- **Data block**
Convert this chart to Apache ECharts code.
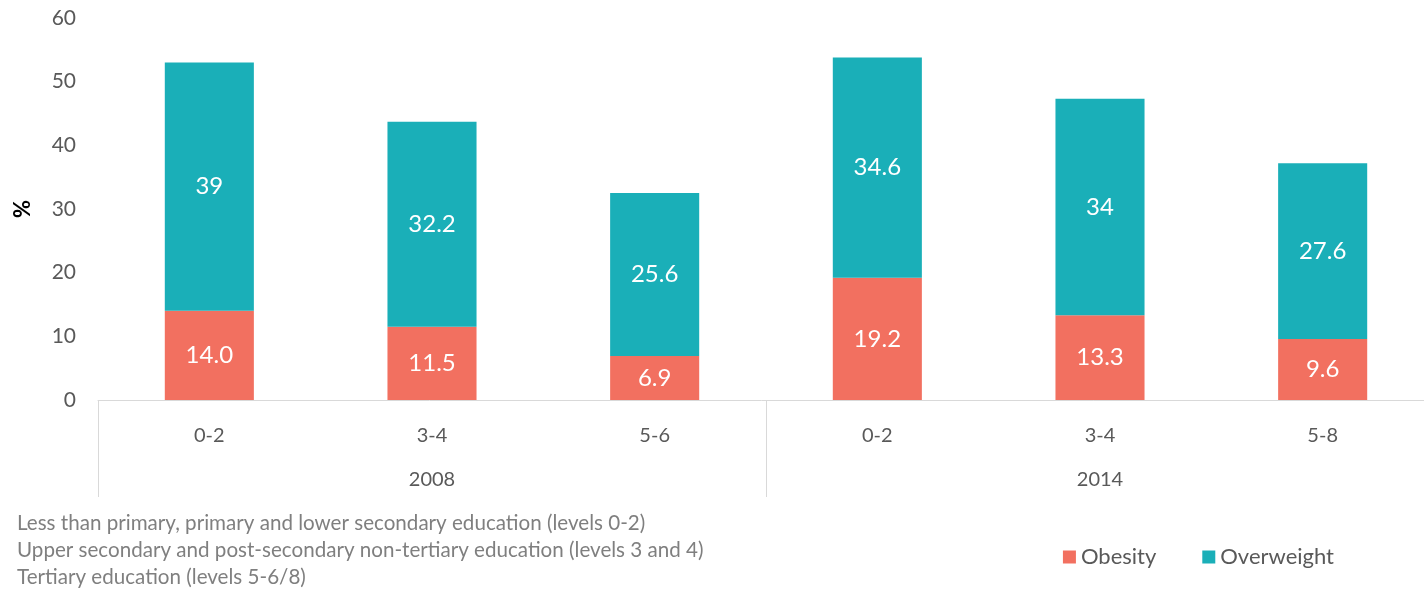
<!DOCTYPE html>
<html>
<head>
    <meta charset="utf-8">
    <title>Obesity and overweight by education</title>
    <script src="https://cdn.jsdelivr.net/npm/echarts@6/dist/echarts.min.js"></script>
</head>
<body style="margin:0;">

<div id="main" style="width: 1424px;height:593px;"></div>
<script type="text/javascript">
    // data
    var levels = ['0-2', '3-4', '5-6', '0-2', '3-4', '5-8'];
    var years = ['2008', '2014'];
    var obesity = [14.0, 11.5, 6.9, 19.2, 13.3, 9.6];
    var overweight = [39, 32.2, 25.6, 34.6, 34, 27.6];
    var yTicks = [0, 10, 20, 30, 40, 50, 60];
    var notes = [
        'Less than primary, primary and lower secondary education (levels 0-2)',
        'Upper secondary and post-secondary non-tertiary education (levels 3 and 4)',
        'Tertiary education (levels 5-6/8)'
    ];

    var myChart = echarts.init(document.getElementById('main'));
    var font = 'Lato, "Open Sans", sans-serif';

    // footnotes under the axis
    var noteItems = [];
    for (var i = 0; i < notes.length; i++) {
        noteItems.push({
            type: 'text',
            left: 17,
            top: 513 + i * 27,
            style: { text: notes[i], fill: '#7f7f7f', font: '20.6px ' + font }
        });
    }

    var option = {
        textStyle: { fontFamily: font },
        grid: { left: 98, right: -10, top: 18, bottom: 193, outerBoundsMode: 'none', containLabel: false },
        legend: {
            data: ['Obesity', 'Overweight'],
            right: 85,
            top: 541,
            itemWidth: 13,
            itemHeight: 13,
            itemGap: 46,
            icon: 'rect',
            textStyle: { fontSize: 22, color: '#595959' }
        },
        graphic: noteItems,
        xAxis: [
            {
                type: 'category',
                data: levels,
                axisLine: { lineStyle: { color: '#d9d9d9' } },
                axisTick: { show: false },
                axisLabel: { fontSize: 20, color: '#595959', margin: 26 }
            },
            {
                type: 'category',
                data: years,
                position: 'bottom',
                axisLine: { show: false },
                axisTick: { show: true, length: 97, lineStyle: { color: '#d9d9d9' } },
                axisLabel: { fontSize: 20, color: '#595959', margin: 70 }
            }
        ],
        yAxis: {
            type: 'value',
            min: yTicks[0],
            max: yTicks[yTicks.length - 1],
            interval: 10,
            name: '%',
            nameLocation: 'middle',
            nameGap: 64,
            nameRotate: 90,
            nameTextStyle: { fontSize: 22, fontWeight: 'bold', color: '#000' },
            axisLine: { show: false },
            axisTick: { show: false },
            splitLine: { show: false },
            axisLabel: { fontSize: 21, color: '#595959', margin: 22 }
        },
        series: [
            {
                name: 'Obesity',
                type: 'bar',
                stack: 'total',
                data: obesity,
                barWidth: '40%',
                itemStyle: { color: '#f27060' },
                label: {
                    show: true,
                    color: '#fff',
                    fontSize: 24,
                    formatter: function (p) { return p.value.toFixed(1); }
                }
            },
            {
                name: 'Overweight',
                type: 'bar',
                stack: 'total',
                data: overweight,
                barWidth: '40%',
                itemStyle: { color: '#1aafb8' },
                label: { show: true, color: '#fff', fontSize: 24 }
            }
        ]
    };
    myChart.setOption(option);
</script>
</body>
</html>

- **What you need to do**
Skip every picture and transcribe the data above exactly.

- **Result**
Convert this chart to Apache ECharts code.
<!DOCTYPE html>
<html>
<head>
    <meta charset="utf-8">
    <title>Obesity and overweight by education</title>
    <script src="https://cdn.jsdelivr.net/npm/echarts@6/dist/echarts.min.js"></script>
</head>
<body style="margin:0;">

<div id="main" style="width: 1424px;height:593px;"></div>
<script type="text/javascript">
    // data
    var levels = ['0-2', '3-4', '5-6', '0-2', '3-4', '5-8'];
    var years = ['2008', '2014'];
    var obesity = [14.0, 11.5, 6.9, 19.2, 13.3, 9.6];
    var overweight = [39, 32.2, 25.6, 34.6, 34, 27.6];
    var yTicks = [0, 10, 20, 30, 40, 50, 60];
    var notes = [
        'Less than primary, primary and lower secondary education (levels 0-2)',
        'Upper secondary and post-secondary non-tertiary education (levels 3 and 4)',
        'Tertiary education (levels 5-6/8)'
    ];

    var myChart = echarts.init(document.getElementById('main'));
    var font = 'Lato, "Open Sans", sans-serif';

    // footnotes under the axis
    var noteItems = [];
    for (var i = 0; i < notes.length; i++) {
        noteItems.push({
            type: 'text',
            left: 17,
            top: 513 + i * 27,
            style: { text: notes[i], fill: '#7f7f7f', font: '20.6px ' + font }
        });
    }

    var option = {
        textStyle: { fontFamily: font },
        grid: { left: 98, right: -10, top: 18, bottom: 193, outerBoundsMode: 'none', containLabel: false },
        legend: {
            data: ['Obesity', 'Overweight'],
            right: 85,
            top: 541,
            itemWidth: 13,
            itemHeight: 13,
            itemGap: 46,
            icon: 'rect',
            textStyle: { fontSize: 22, color: '#595959' }
        },
        graphic: noteItems,
        xAxis: [
            {
                type: 'category',
                data: levels,
                axisLine: { lineStyle: { color: '#d9d9d9' } },
                axisTick: { show: false },
                axisLabel: { fontSize: 20, color: '#595959', margin: 26 }
            },
            {
                type: 'category',
                data: years,
                position: 'bottom',
                axisLine: { show: false },
                axisTick: { show: true, length: 97, lineStyle: { color: '#d9d9d9' } },
                axisLabel: { fontSize: 20, color: '#595959', margin: 70 }
            }
        ],
        yAxis: {
            type: 'value',
            min: yTicks[0],
            max: yTicks[yTicks.length - 1],
            interval: 10,
            name: '%',
            nameLocation: 'middle',
            nameGap: 64,
            nameRotate: 90,
            nameTextStyle: { fontSize: 22, fontWeight: 'bold', color: '#000' },
            axisLine: { show: false },
            axisTick: { show: false },
            splitLine: { show: false },
            axisLabel: { fontSize: 21, color: '#595959', margin: 22 }
        },
        series: [
            {
                name: 'Obesity',
                type: 'bar',
                stack: 'total',
                data: obesity,
                barWidth: '40%',
                itemStyle: { color: '#f27060' },
                label: {
                    show: true,
                    color: '#fff',
                    fontSize: 24,
                    formatter: function (p) { return p.value.toFixed(1); }
                }
            },
            {
                name: 'Overweight',
                type: 'bar',
                stack: 'total',
                data: overweight,
                barWidth: '40%',
                itemStyle: { color: '#1aafb8' },
                label: { show: true, color: '#fff', fontSize: 24 }
            }
        ]
    };
    myChart.setOption(option);
</script>
</body>
</html>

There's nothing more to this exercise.